DATA BLOCK:
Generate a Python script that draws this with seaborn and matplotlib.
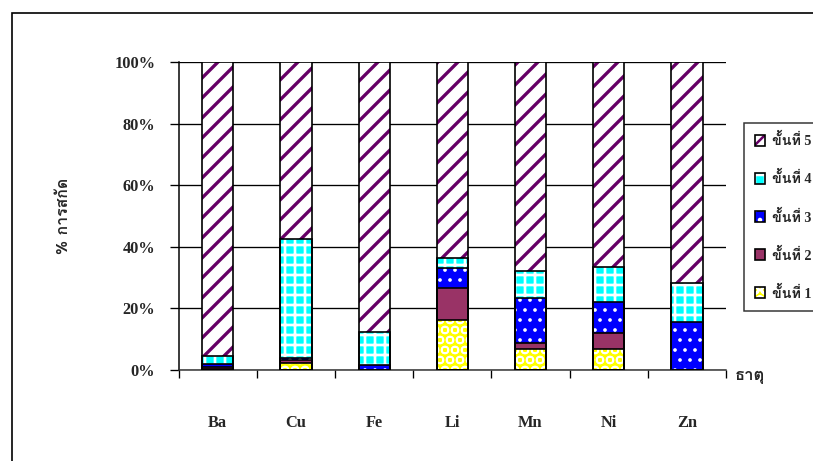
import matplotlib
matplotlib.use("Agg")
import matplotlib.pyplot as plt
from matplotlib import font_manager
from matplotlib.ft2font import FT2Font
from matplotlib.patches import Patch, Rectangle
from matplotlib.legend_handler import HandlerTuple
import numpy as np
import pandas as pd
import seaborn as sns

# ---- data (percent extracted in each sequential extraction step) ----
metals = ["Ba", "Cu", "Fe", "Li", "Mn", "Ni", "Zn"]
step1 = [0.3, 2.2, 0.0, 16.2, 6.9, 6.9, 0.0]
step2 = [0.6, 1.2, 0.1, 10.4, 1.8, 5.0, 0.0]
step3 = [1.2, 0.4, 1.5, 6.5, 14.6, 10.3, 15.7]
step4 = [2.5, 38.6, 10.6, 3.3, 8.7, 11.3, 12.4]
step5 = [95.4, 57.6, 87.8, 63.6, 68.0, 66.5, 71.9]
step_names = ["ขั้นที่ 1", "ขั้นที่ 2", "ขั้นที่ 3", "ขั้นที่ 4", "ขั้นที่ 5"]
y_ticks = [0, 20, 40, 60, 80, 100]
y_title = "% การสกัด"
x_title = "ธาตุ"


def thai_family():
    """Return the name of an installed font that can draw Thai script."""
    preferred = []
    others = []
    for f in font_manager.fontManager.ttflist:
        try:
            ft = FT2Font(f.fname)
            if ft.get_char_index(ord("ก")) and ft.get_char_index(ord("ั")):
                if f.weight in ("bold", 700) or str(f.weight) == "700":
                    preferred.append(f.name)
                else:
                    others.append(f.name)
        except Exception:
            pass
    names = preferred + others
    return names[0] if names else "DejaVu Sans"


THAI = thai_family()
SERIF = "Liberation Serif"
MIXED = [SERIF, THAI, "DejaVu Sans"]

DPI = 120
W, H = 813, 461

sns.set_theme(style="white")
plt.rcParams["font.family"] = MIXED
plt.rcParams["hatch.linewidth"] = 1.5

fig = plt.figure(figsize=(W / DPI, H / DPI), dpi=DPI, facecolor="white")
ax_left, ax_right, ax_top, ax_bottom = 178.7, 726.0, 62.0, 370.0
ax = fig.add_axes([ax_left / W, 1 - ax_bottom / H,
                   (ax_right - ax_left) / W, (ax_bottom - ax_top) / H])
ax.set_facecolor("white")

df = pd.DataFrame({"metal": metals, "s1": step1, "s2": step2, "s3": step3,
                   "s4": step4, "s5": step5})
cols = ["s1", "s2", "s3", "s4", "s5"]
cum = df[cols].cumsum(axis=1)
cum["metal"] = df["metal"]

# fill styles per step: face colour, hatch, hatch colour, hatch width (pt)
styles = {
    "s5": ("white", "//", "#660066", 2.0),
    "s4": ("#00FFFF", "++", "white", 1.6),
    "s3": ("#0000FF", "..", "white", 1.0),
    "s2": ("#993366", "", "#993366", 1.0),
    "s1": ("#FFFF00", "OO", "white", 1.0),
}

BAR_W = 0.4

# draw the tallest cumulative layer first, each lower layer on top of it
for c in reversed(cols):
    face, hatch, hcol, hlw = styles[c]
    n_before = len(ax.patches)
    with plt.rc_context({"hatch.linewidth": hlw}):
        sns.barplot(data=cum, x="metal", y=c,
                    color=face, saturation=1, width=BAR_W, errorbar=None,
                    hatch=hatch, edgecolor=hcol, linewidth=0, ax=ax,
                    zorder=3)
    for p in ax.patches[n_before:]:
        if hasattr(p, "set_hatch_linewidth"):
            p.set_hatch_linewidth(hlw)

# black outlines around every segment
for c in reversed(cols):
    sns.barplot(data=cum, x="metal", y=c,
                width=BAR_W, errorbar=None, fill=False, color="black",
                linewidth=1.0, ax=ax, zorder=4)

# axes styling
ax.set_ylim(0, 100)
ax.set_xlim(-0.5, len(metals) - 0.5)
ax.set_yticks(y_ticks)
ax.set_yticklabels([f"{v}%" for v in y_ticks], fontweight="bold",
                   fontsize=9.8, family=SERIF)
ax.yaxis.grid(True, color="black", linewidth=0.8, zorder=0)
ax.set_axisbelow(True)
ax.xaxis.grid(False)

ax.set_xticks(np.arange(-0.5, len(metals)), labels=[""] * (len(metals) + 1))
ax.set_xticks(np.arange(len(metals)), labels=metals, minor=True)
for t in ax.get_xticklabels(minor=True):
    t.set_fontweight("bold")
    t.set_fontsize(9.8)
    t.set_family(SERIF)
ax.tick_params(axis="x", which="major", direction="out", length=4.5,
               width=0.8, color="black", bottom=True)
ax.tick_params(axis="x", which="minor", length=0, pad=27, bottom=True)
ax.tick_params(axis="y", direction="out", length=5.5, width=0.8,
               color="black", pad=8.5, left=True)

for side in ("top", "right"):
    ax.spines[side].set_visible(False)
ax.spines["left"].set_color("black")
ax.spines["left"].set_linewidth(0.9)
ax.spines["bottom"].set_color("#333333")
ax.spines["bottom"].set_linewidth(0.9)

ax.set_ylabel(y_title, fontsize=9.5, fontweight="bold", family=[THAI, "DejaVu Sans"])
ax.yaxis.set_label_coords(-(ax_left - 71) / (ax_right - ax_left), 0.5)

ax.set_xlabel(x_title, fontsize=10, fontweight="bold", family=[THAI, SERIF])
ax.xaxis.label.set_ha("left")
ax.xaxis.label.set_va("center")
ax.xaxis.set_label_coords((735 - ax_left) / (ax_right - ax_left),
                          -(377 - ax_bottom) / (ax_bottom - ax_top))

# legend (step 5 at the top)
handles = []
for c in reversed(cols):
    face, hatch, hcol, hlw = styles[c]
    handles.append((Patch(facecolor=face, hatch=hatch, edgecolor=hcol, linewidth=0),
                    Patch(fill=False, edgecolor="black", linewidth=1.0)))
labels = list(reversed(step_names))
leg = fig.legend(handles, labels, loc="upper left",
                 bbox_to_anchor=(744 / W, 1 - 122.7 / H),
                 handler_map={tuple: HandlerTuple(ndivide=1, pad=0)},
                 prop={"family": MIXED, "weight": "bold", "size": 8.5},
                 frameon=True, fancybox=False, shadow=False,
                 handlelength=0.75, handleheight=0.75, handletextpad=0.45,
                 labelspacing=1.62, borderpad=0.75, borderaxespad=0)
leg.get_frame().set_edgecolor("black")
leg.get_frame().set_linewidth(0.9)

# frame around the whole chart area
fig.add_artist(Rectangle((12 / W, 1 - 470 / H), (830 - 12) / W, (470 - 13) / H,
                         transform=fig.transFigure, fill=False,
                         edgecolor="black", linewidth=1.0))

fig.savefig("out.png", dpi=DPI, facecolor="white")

PROBLEM TO SOLVE: Reproduce exactly the run of lines that opens the listing and closes with the line holding "import seaborn as sns". Pictures are excluded.

PROBLEM SOLUTION:
Generate a Python script that draws this with seaborn and matplotlib.
import matplotlib
matplotlib.use("Agg")
import matplotlib.pyplot as plt
from matplotlib import font_manager
from matplotlib.ft2font import FT2Font
from matplotlib.patches import Patch, Rectangle
from matplotlib.legend_handler import HandlerTuple
import numpy as np
import pandas as pd
import seaborn as sns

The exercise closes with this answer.